▶ _Task details_: Can you transcribe the data exactly? Leave the pictures out.

-- begin Supplied information --

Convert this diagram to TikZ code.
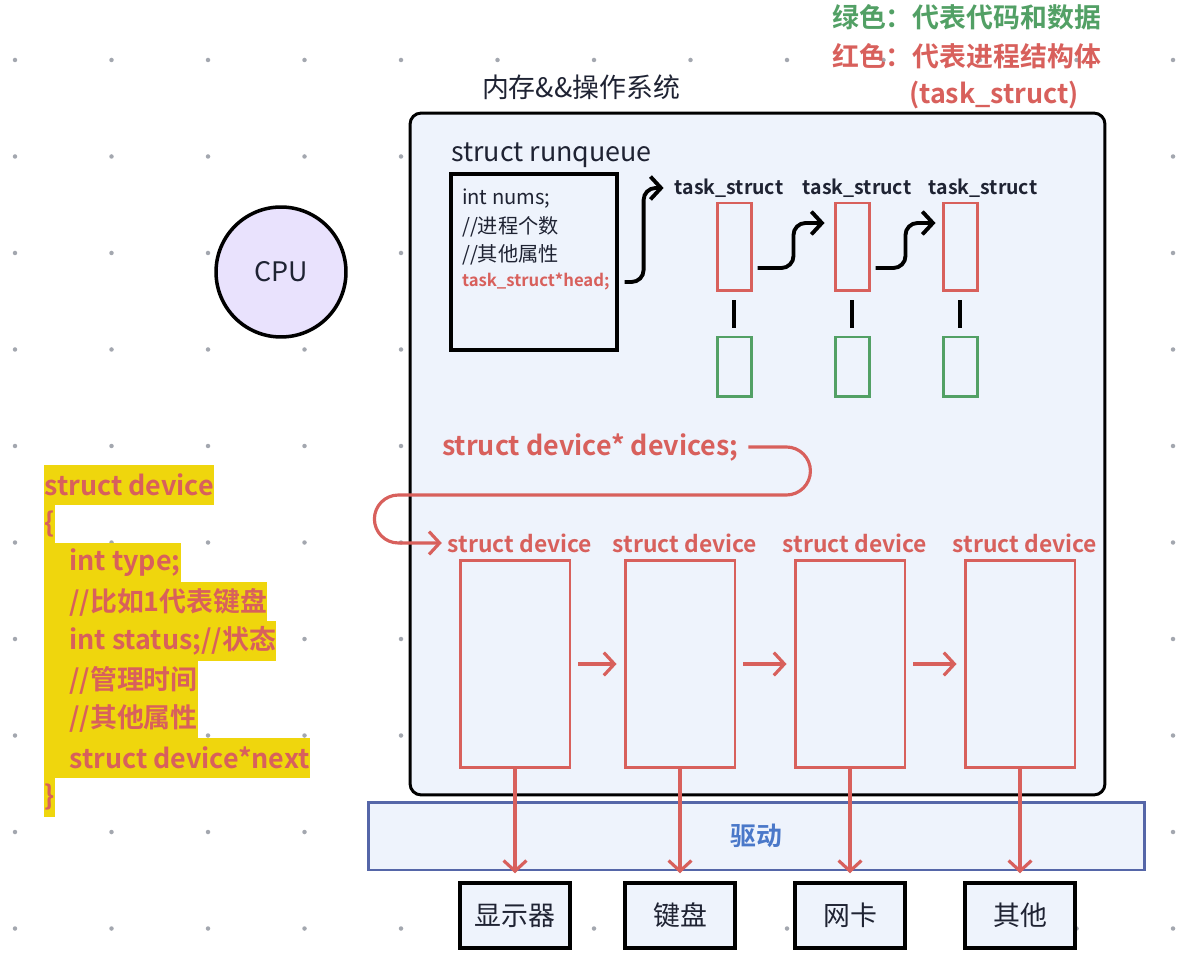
\documentclass[tikz,border=0pt]{standalone}
\usepackage{fontspec}
\setmainfont{Noto Sans CJK SC}[BoldFont=Noto Sans CJK SC Bold]
\usetikzlibrary{arrows.meta,positioning}
\definecolor{devred}{HTML}{D8605C}
\definecolor{codegreen}{HTML}{52A065}
\definecolor{osfill}{HTML}{EEF3FC}
\definecolor{drvblue}{HTML}{5566A8}
\definecolor{drvtext}{HTML}{4A78C9}
\definecolor{hlyellow}{HTML}{EFD60D}
\definecolor{cpufill}{HTML}{E9E2FD}
\definecolor{inkdark}{HTML}{1F2333}
\definecolor{dotgrey}{HTML}{A3A7AF}
\newcommand{\fsbig}{\fontsize{15.3pt}{18pt}\selectfont}
\newcommand{\fsmid}{\fontsize{13pt}{15pt}\selectfont}
\newcommand{\fssmall}{\fontsize{11.5pt}{14pt}\selectfont}

\begin{document}
\begin{tikzpicture}[x=0.02cm,y=-0.02cm,
  every node/.style={text=inkdark},
  bigtxt/.style={font=\fsbig},
  legend/.style={font=\fsbig\bfseries,anchor=west},
  osbox/.style={draw=black,line width=1.7pt,rounded corners=0.22cm,fill=osfill},
  blkbox/.style={draw=black,line width=2pt,fill=osfill,inner sep=0pt},
  rqtxt/.style={font=\fssmall,anchor=west,inner sep=1pt},
  tslab/.style={font=\fontsize{11.1pt}{13pt}\selectfont\bfseries},
  taskbox/.style={draw=devred,line width=1.7pt,minimum width=0.68cm,minimum height=1.76cm,inner sep=0pt},
  databox/.style={draw=codegreen,line width=1.7pt,minimum width=0.68cm,minimum height=1.2cm,inner sep=0pt},
  tick/.style={line width=1.8pt,shorten <=0.16cm,shorten >=0.16cm},
  devbox/.style={draw=devred,line width=1.7pt,minimum width=2.2cm,minimum height=4.16cm,inner sep=0pt},
  devlab/.style={font=\fsmid\bfseries,text=devred},
  drvbox/.style={draw=drvblue,line width=1.7pt,fill=osfill,minimum width=15.54cm,minimum height=1.36cm,font=\fontsize{14.7pt}{17pt}\selectfont\bfseries,text=drvtext},
  hwbox/.style={blkbox,minimum width=2.2cm,minimum height=1.3cm,font=\fsbig},
  cpu/.style={circle,draw=black,line width=2pt,fill=cpufill,minimum size=2.6cm,font=\fsbig},
  codeline/.style={fill=hlyellow,text=devred,font=\fsbig\bfseries,anchor=west,inner xsep=0pt,inner ysep=0pt,minimum height=0.8cm},
  link/.style={line width=2.2pt,-{Straight Barb[length=6pt,width=13pt]}},
  redlink/.style={link,draw=devred,line width=1.8pt}]
\fill[white] (0,0) rectangle (1186,962);
\useasboundingbox (0,0) rectangle (1186,962);
% dot grid of the canvas
\foreach \i in {0,...,12}
  \foreach \j in {0,...,9}
    \fill[dotgrey] ({15+96.5*\i},{60+96.5*\j}) circle[radius=0.045cm];

% legend
\node[legend,text=codegreen] (lgreen) at (826,17) {绿色：代表代码和数据};
\node[legend,text=devred] (lred) at (826,56) {红色：代表进程结构体};
\node[legend,text=devred] (lred2) at (903,95) {(task\_struct)};

% memory and OS
\node[bigtxt] (memlab) at (581,87) {内存\&\&操作系统};
\node[osbox,minimum width=13.9cm,minimum height=13.64cm] (os) at (757.5,454) {};

% runqueue
\node[bigtxt,anchor=west] (rqlab) at (445,155) {struct runqueue};
\node[blkbox,minimum width=3.32cm,minimum height=3.52cm] (rq) at (534,262) {};
\node[rqtxt] (rq1) at (460,199) {int nums;};
\node[rqtxt] (rq2) at (460,227) {//进程个数};
\node[rqtxt] (rq3) at (460,255) {//其他属性};
\node[rqtxt,text=devred,font=\fontsize{9.5pt}{12pt}\selectfont\bfseries] (rqhead) at (460,282) {task\_struct*head;};

% task_struct list with code and data
\foreach \n/\x in {1/734,2/852,3/960} {
  \node[taskbox] (ts\n) at (\x,247) {};
  \node[databox] (gr\n) at (\x,367) {};
  \draw[tick] (ts\n) -- (gr\n);
}
\node[tslab] (tslab1) at (729,188) {task\_struct};
\node[tslab] (tslab2) at (857,188) {task\_struct};
\node[tslab] (tslab3) at (983,188) {task\_struct};
\coordinate (rqturn) at ([xshift=-0.5cm]tslab1.west);
\draw[link,rounded corners=0.24cm] ([xshift=0.26cm]rqhead.east) -| (rqturn) -- ([xshift=-0.1cm]tslab1.west);
\draw[link,rounded corners=0.24cm] ([xshift=0.1cm,yshift=-0.42cm]ts1.east) -- ++(36,0) |- ([xshift=-0.18cm,yshift=0.48cm]ts2.west);
\draw[link,rounded corners=0.24cm] ([xshift=0.1cm,yshift=-0.42cm]ts2.east) -- ++(30,0) |- ([xshift=-0.12cm,yshift=0.48cm]ts3.west);

% devices
\node[devlab,font=\fsbig\bfseries,anchor=west] (devptr) at (436,447) {struct device* devices;};
\foreach \n/\x in {1/515,2/680,3/850,4/1020} {
  \node[devbox] (dev\n) at (\x,664) {};
  \node[devlab] (devlab\n) at ({\x+5},543) {struct device};
}
\draw[redlink,rounded corners=0.48cm] ([xshift=0.08cm]devptr.east) -| ++(62,48) -- ++(-436,0) |- (devlab1.west);
\foreach \a/\b in {1/2,2/3,3/4}
  \draw[redlink,shorten <=0.14cm,shorten >=0.14cm] (dev\a) -- (dev\b);

% driver and hardware
\node[drvbox] (drv) at (756.5,836) {驱动};
\node[hwbox] (out1) at (515,915.5) {显示器};
\node[hwbox] (out2) at (680,915.5) {键盘};
\node[hwbox] (out3) at (850,915.5) {网卡};
\node[hwbox] (out4) at (1020,915.5) {其他};
\foreach \n in {1,...,4}
  \draw[redlink,shorten >=0.16cm] (dev\n) -- (out\n);

% cpu
\node[cpu] (cpu) at (281,272) {CPU};

% struct device code
\node[codeline] (code1) at (44,485) {struct device};
\node[codeline] (code2) at (44,524) {\{};
\node[codeline] (code3) at (44,563) {\hspace*{0.5cm}int type;};
\node[codeline] (code4) at (44,602) {\hspace*{0.5cm}//比如1代表键盘};
\node[codeline] (code5) at (44,641) {\hspace*{0.5cm}int status;//状态};
\node[codeline] (code6) at (44,680) {\hspace*{0.5cm}//管理时间};
\node[codeline] (code7) at (44,719) {\hspace*{0.5cm}//其他属性};
\node[codeline] (code8) at (44,758) {\hspace*{0.5cm}struct device*next};
\node[codeline] (code9) at (44,797) {\}};
\end{tikzpicture}
\end{document}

-- end Supplied information --

▶ _Written solution_:
Convert this diagram to TikZ code.
\documentclass[tikz,border=0pt]{standalone}
\usepackage{fontspec}
\setmainfont{Noto Sans CJK SC}[BoldFont=Noto Sans CJK SC Bold]
\usetikzlibrary{arrows.meta,positioning}
\definecolor{devred}{HTML}{D8605C}
\definecolor{codegreen}{HTML}{52A065}
\definecolor{osfill}{HTML}{EEF3FC}
\definecolor{drvblue}{HTML}{5566A8}
\definecolor{drvtext}{HTML}{4A78C9}
\definecolor{hlyellow}{HTML}{EFD60D}
\definecolor{cpufill}{HTML}{E9E2FD}
\definecolor{inkdark}{HTML}{1F2333}
\definecolor{dotgrey}{HTML}{A3A7AF}
\newcommand{\fsbig}{\fontsize{15.3pt}{18pt}\selectfont}
\newcommand{\fsmid}{\fontsize{13pt}{15pt}\selectfont}
\newcommand{\fssmall}{\fontsize{11.5pt}{14pt}\selectfont}

\begin{document}
\begin{tikzpicture}[x=0.02cm,y=-0.02cm,
  every node/.style={text=inkdark},
  bigtxt/.style={font=\fsbig},
  legend/.style={font=\fsbig\bfseries,anchor=west},
  osbox/.style={draw=black,line width=1.7pt,rounded corners=0.22cm,fill=osfill},
  blkbox/.style={draw=black,line width=2pt,fill=osfill,inner sep=0pt},
  rqtxt/.style={font=\fssmall,anchor=west,inner sep=1pt},
  tslab/.style={font=\fontsize{11.1pt}{13pt}\selectfont\bfseries},
  taskbox/.style={draw=devred,line width=1.7pt,minimum width=0.68cm,minimum height=1.76cm,inner sep=0pt},
  databox/.style={draw=codegreen,line width=1.7pt,minimum width=0.68cm,minimum height=1.2cm,inner sep=0pt},
  tick/.style={line width=1.8pt,shorten <=0.16cm,shorten >=0.16cm},
  devbox/.style={draw=devred,line width=1.7pt,minimum width=2.2cm,minimum height=4.16cm,inner sep=0pt},
  devlab/.style={font=\fsmid\bfseries,text=devred},
  drvbox/.style={draw=drvblue,line width=1.7pt,fill=osfill,minimum width=15.54cm,minimum height=1.36cm,font=\fontsize{14.7pt}{17pt}\selectfont\bfseries,text=drvtext},
  hwbox/.style={blkbox,minimum width=2.2cm,minimum height=1.3cm,font=\fsbig},
  cpu/.style={circle,draw=black,line width=2pt,fill=cpufill,minimum size=2.6cm,font=\fsbig},
  codeline/.style={fill=hlyellow,text=devred,font=\fsbig\bfseries,anchor=west,inner xsep=0pt,inner ysep=0pt,minimum height=0.8cm},
  link/.style={line width=2.2pt,-{Straight Barb[length=6pt,width=13pt]}},
  redlink/.style={link,draw=devred,line width=1.8pt}]
\fill[white] (0,0) rectangle (1186,962);
\useasboundingbox (0,0) rectangle (1186,962);
% dot grid of the canvas
\foreach \i in {0,...,12}
  \foreach \j in {0,...,9}
    \fill[dotgrey] ({15+96.5*\i},{60+96.5*\j}) circle[radius=0.045cm];

% legend
\node[legend,text=codegreen] (lgreen) at (826,17) {绿色：代表代码和数据};
\node[legend,text=devred] (lred) at (826,56) {红色：代表进程结构体};
\node[legend,text=devred] (lred2) at (903,95) {(task\_struct)};

% memory and OS
\node[bigtxt] (memlab) at (581,87) {内存\&\&操作系统};
\node[osbox,minimum width=13.9cm,minimum height=13.64cm] (os) at (757.5,454) {};

% runqueue
\node[bigtxt,anchor=west] (rqlab) at (445,155) {struct runqueue};
\node[blkbox,minimum width=3.32cm,minimum height=3.52cm] (rq) at (534,262) {};
\node[rqtxt] (rq1) at (460,199) {int nums;};
\node[rqtxt] (rq2) at (460,227) {//进程个数};
\node[rqtxt] (rq3) at (460,255) {//其他属性};
\node[rqtxt,text=devred,font=\fontsize{9.5pt}{12pt}\selectfont\bfseries] (rqhead) at (460,282) {task\_struct*head;};

% task_struct list with code and data
\foreach \n/\x in {1/734,2/852,3/960} {
  \node[taskbox] (ts\n) at (\x,247) {};
  \node[databox] (gr\n) at (\x,367) {};
  \draw[tick] (ts\n) -- (gr\n);
}
\node[tslab] (tslab1) at (729,188) {task\_struct};
\node[tslab] (tslab2) at (857,188) {task\_struct};
\node[tslab] (tslab3) at (983,188) {task\_struct};
\coordinate (rqturn) at ([xshift=-0.5cm]tslab1.west);
\draw[link,rounded corners=0.24cm] ([xshift=0.26cm]rqhead.east) -| (rqturn) -- ([xshift=-0.1cm]tslab1.west);
\draw[link,rounded corners=0.24cm] ([xshift=0.1cm,yshift=-0.42cm]ts1.east) -- ++(36,0) |- ([xshift=-0.18cm,yshift=0.48cm]ts2.west);
\draw[link,rounded corners=0.24cm] ([xshift=0.1cm,yshift=-0.42cm]ts2.east) -- ++(30,0) |- ([xshift=-0.12cm,yshift=0.48cm]ts3.west);

% devices
\node[devlab,font=\fsbig\bfseries,anchor=west] (devptr) at (436,447) {struct device* devices;};
\foreach \n/\x in {1/515,2/680,3/850,4/1020} {
  \node[devbox] (dev\n) at (\x,664) {};
  \node[devlab] (devlab\n) at ({\x+5},543) {struct device};
}
\draw[redlink,rounded corners=0.48cm] ([xshift=0.08cm]devptr.east) -| ++(62,48) -- ++(-436,0) |- (devlab1.west);
\foreach \a/\b in {1/2,2/3,3/4}
  \draw[redlink,shorten <=0.14cm,shorten >=0.14cm] (dev\a) -- (dev\b);

% driver and hardware
\node[drvbox] (drv) at (756.5,836) {驱动};
\node[hwbox] (out1) at (515,915.5) {显示器};
\node[hwbox] (out2) at (680,915.5) {键盘};
\node[hwbox] (out3) at (850,915.5) {网卡};
\node[hwbox] (out4) at (1020,915.5) {其他};
\foreach \n in {1,...,4}
  \draw[redlink,shorten >=0.16cm] (dev\n) -- (out\n);

% cpu
\node[cpu] (cpu) at (281,272) {CPU};

% struct device code
\node[codeline] (code1) at (44,485) {struct device};
\node[codeline] (code2) at (44,524) {\{};
\node[codeline] (code3) at (44,563) {\hspace*{0.5cm}int type;};
\node[codeline] (code4) at (44,602) {\hspace*{0.5cm}//比如1代表键盘};
\node[codeline] (code5) at (44,641) {\hspace*{0.5cm}int status;//状态};
\node[codeline] (code6) at (44,680) {\hspace*{0.5cm}//管理时间};
\node[codeline] (code7) at (44,719) {\hspace*{0.5cm}//其他属性};
\node[codeline] (code8) at (44,758) {\hspace*{0.5cm}struct device*next};
\node[codeline] (code9) at (44,797) {\}};
\end{tikzpicture}
\end{document}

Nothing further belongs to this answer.